The pages above are also representative of the brilliant discrimination of the artist's line and color. The faces have more than a suggestion of Herge's Tin Tin about them. And not unlike that master of his craft, just look how much information and emotion she can show, how efficiently she covers exposition and mood in the deceptively simple telegraphy of features reduced (and amplified) into just half a dozen dots and dashes. Note the sophistication of her semaphore of warm colors and a foregrounded conversation to say everything her characters can't.
This is not only a visual narrative of a real sophistication, but also something far more rare in a graphic novel, genuine humanity and honest emotion.

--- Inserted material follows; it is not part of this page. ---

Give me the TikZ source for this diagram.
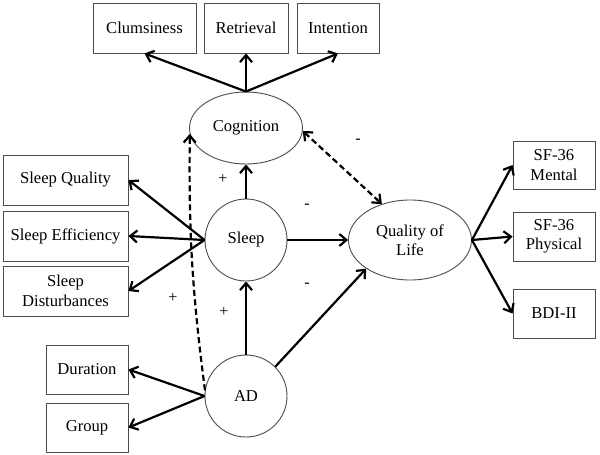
\documentclass[tikz,border=0pt]{standalone}
\usepackage{fontspec}
\setmainfont{Liberation Serif}
\usetikzlibrary{shapes.geometric,arrows.meta}
\begin{document}
\begin{tikzpicture}[x=1pt,y=-1pt,
  box/.style={draw=black!70,line width=0.9pt,rectangle,inner sep=0pt,align=center,font=\fontsize{16.6}{19.5}\selectfont},
  lat/.style={draw=black!70,line width=0.9pt,ellipse,inner sep=0pt,align=center,font=\fontsize{16.6}{19.5}\selectfont},
  circ/.style={draw=black!70,line width=0.9pt,circle,inner sep=0pt,minimum size=82pt,font=\fontsize{16.6}{19.5}\selectfont},
  arr/.style={line width=2.2pt,-{Straight Barb[length=7pt,width=12pt,line width=2.2pt]}},
  darr/.style={line width=2.2pt,dash pattern=on 6pt off 3.5pt,-{Straight Barb[length=7pt,width=12pt,line width=2.2pt]}},
  sign/.style={font=\fontsize{16}{16}\selectfont,inner sep=0pt}]
\useasboundingbox (0,0) rectangle (600,455);
% top boxes
\node[box,minimum width=103pt,minimum height=50pt] (clum) at (144.5,28) {Clumsiness};
\node[box,minimum width=84pt,minimum height=50pt] (ret) at (246,28) {Retrieval};
\node[box,minimum width=82pt,minimum height=50pt] (int) at (338,28) {Intention};
% left boxes
\node[box,minimum width=125pt,minimum height=50pt] (sq) at (65.5,180) {Sleep Quality};
\node[box,minimum width=125pt,minimum height=50pt] (se) at (65.5,236) {Sleep Efficiency};
\node[box,minimum width=125pt,minimum height=50pt] (sd) at (65.5,291) {Sleep\\Disturbances};
\node[box,minimum width=82pt,minimum height=49pt] (dur) at (87,369.5) {Duration};
\node[box,minimum width=82pt,minimum height=49pt] (grp) at (87,427.5) {Group};
% right boxes
\node[box,minimum width=82pt,minimum height=48pt] (men) at (554,165) {SF-36\\Mental};
\node[box,minimum width=82pt,minimum height=49pt] (phy) at (554,236.5) {SF-36\\Physical};
\node[box,minimum width=82pt,minimum height=49pt] (bdi) at (554,313.5) {BDI-II};
% latent
\node[lat,minimum width=113pt,minimum height=72pt] (cog) at (246,128) {Cognition};
\node[circ] (sleep) at (246,240) {Sleep};
\node[circ] (ad) at (246,396) {AD};
\node[lat,minimum width=123pt,minimum height=80pt] (qol) at (410,240) {Quality of\\Life};
% arrows
\draw[arr] (cog.north) -- (clum.south);
\draw[arr] (cog.north) -- (ret.south);
\draw[arr] (cog.north) -- (int.south);
\draw[arr] (sleep.west) -- (sq.east);
\draw[arr] (sleep.west) -- (se.east);
\draw[arr] (sleep.west) -- (sd.east);
\draw[arr] (ad.west) -- (dur.east);
\draw[arr] (ad.west) -- (grp.east);
\draw[arr] (qol.east) -- (men.west);
\draw[arr] (qol.east) -- (phy.west);
\draw[arr] (qol.east) -- (bdi.west);
\draw[arr] (sleep.north) -- (cog.south);
\draw[arr] (ad.north) -- (sleep.south);
\draw[arr] (sleep.east) -- (qol.west);
\draw[arr] (ad.45) -- (qol.south west);
\draw[darr,{Straight Barb[length=7pt,width=12pt,line width=2.2pt]}-{Straight Barb[length=7pt,width=12pt,line width=2.2pt]}] (cog.-3) -- (qol.128);
\draw[darr] (ad.172) to[bend left=4] (cog.186);
% signs
\node[sign] (p1) at (223,179) {+};
\node[sign] (p2) at (173,298) {+};
\node[sign] (p3) at (224,312) {+};
\node[sign] (m1) at (358,141) {-};
\node[sign] (m2) at (307,206) {-};
\node[sign] (m3) at (307,285) {-};
\end{tikzpicture}
\end{document}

What makes Rutu Modan's work so satisfying to a man who has spent a substantial part of his adult life reading serious literature -- a term that should not be translated to mean dull novels -- is that, like many of the best contemporary graphic novels, Rutu Modan's work is not yet another exercise in graphic reference. I am reminded of earlier comics artists, but this is not a comic book. In large part, this is because, unlike the great master, Herge, Modan's work is not of necessity confined to telling adventure stories for children. For all the astonishment and delight still to be discovered in the pages of Tin Tin, the adult reader, if he or she is being honest, must sooner or later admit to at least a grudging acknowledgement that as literature, and as humor Herge's books never grew up. There's a great charm to that, and a certain boredom as well. Clearly, here is a contemporary artist interested in more adult preoccupations, by which I obviously do not just mean sex and relationships. Modan's characters are presented in relation not just to one another, as I've already said, but to history, religion, politics, geography, and yes, the means and the need of storytelling.
I can't remember the last time I read a graphic novel this satisfying on so many levels, or one with page after page, panel after panel crowded with such depth of feeling, and such memorable, and artful poise.